Me: I think you’ve already realised that I’m right.

Her: Shut up shut up shut up.

Me: It’s okay, there’s still lots of time. We can still turn this into a good thing.

Her: How can it possibly be a good thing?

Me: Because now we get to learn about sovereignty so we can teach it to other people. It’s a lot harder to teach something if you’ve never had to learn it.

Her: (tearing up) Did you say teach? We get to teach? For real? That’s a huge part of me too!

Me: Yes, we totally get to teach!

Her: Okay, maybe I can get on board with this. But it’s going to take a while. I’m not going to just be fine overnight.

Me: Of course not.

Her: And I guess on the bright side, after being made of despair for thirty years, at least now I have hope. Say, do you think that’s why we named Hope Hope?

Me: It might well be! She’s very powerful!

Her: So we have sovereignty. Wow. We actually have sovereignty. But wait, I’m scared. It’s still not safe to value things or put effort into them because people can still take them away.

Me: Yes, that can happen, but it’s worth the risk because most of the time you DO get to finish your paintings. Now is not then. And oh, bing! The fact that horrible things can happen doesn’t mean the world’s a joke. It doesn’t mean there’s no point trying or valuing anything. Because a lot of the time, trying and valuing things have fantastic results.

Her: But what if people DO take the thing away?

Me: Well, we grieve, and then we try again.

Her: What if I screw up and take the thing I value away from myself?

Me: Same thing. We grieve and we learn from our screwups and try again using the new information.

Her: That sounds reasonable, but it’s very scary.

Me: I know, and it’s okay to be scared, and we’ll take things slowly. And you can go and hide in a safe room and paint any time you want to.

Her: (crying again) Can I?

Me: Sure. You can have a room where nobody can ever stop you or take anything away from you.

Her: Really?

Me: Yes.
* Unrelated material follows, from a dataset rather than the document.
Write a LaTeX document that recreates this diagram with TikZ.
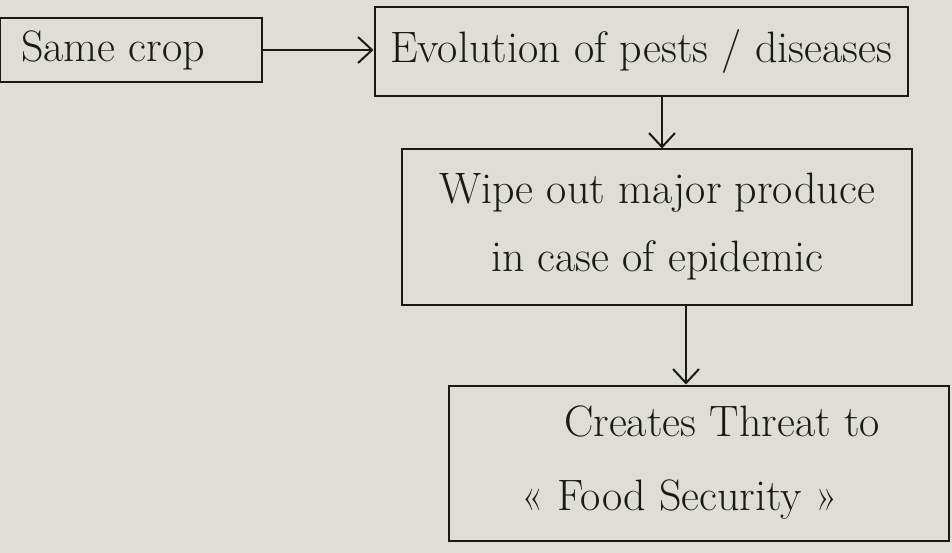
\documentclass[tikz,border=0pt]{standalone}
\usetikzlibrary{arrows.meta}
\definecolor{paper}{RGB}{222,222,215}
\definecolor{ink}{RGB}{25,25,22}
\begin{document}
\begin{tikzpicture}[x=1pt,y=-1pt,
  box/.style={draw=ink,line width=2pt,inner sep=0pt,text=ink,font=\fontsize{44}{68}\selectfont,align=center},
  conn/.style={draw=ink,line width=2pt,-{Straight Barb[length=14pt,width=26pt,line width=2pt]}}]
\fill[paper] (0,0) rectangle (952,553);
\useasboundingbox (0,0) rectangle (952,553);
\node[box,minimum width=262,minimum height=64] (b1) at (131,50) {Same crop\hspace*{36pt}};
\node[box,minimum width=533,minimum height=89] (b2) at (641,52) {Evolution of pests / diseases};
\node[box,minimum width=510,minimum height=155] (b3) at (657,227) {Wipe out major produce\\in case of epidemic};
\node[box,minimum width=500,minimum height=155,font=\fontsize{44}{74}\selectfont] (b4) at (699,463) {\hspace*{46pt}Creates Threat to\\« Food Security »\hspace*{38pt}};
\coordinate (c1) at (662,0);
\coordinate (c2) at (686,0);
\draw[conn] (b1.east) -- (b1.east -| b2.west);
\draw[conn] (b2.south -| c1) -- (b3.north -| c1);
\draw[conn] (b3.south -| c2) -- (b4.north -| c2);
\end{tikzpicture}
\end{document}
And it can be as big as your imagination.

Her: Wow. Can I go there right now?

Me: Sure. What would you like it to look like?

Her: I just want a door into infinite fields. Like the view when you’re flying. All to myself. And the sea in the distance. I want a world that I’ll never be done exploring.

Me: You’ve got it.

Her: And I want infinite art supplies. And I want them all to be waterproof so my pictures will never wash away when it rains. And I want the power to go inside my pictures, so I’ll have worlds within worlds within worlds.

Me: Oh. That! Yes, of course. Of course you’ve got that. And no, they’ll never wash away. Ever.

Her: Thank you. That’s everything I want.

Me: You’re welcome. Here’s the door. And wait – here are your art supplies. (Handing her a carpetbag.) You know it’s bigger on the inside.

Her: Of course. Well – bye.

Me: You can come back any time.

Her: Maybe. I’ve got a lot to do. Wait, I don’t like the way I look. And my clothes. I don’t want to be wearing uniform. But I don’t know yet what I do want to look like. I don’t know if I’m really a child or an adult.

Me: Well, you’ve got all the time in the world to decide. And when you do, paint yourself a new body, and some new clothes, and step into them.

Her: I can do that?

Me: Anything.

Her: Okay. Thank you. Goodbye.

(She pushes open the door. It opens on a beautiful landscape under a blue sky. Wind blows through her hair.)

Her: I’m really allowed?

Me: Yes.

Her: You really forgive me?

Me: Yes. I love you.

Her: I love you since the day you were born. I’m going now. Goodbye.

Me: Goodbye.

(She steps across the threshold, and the door closes behind her.)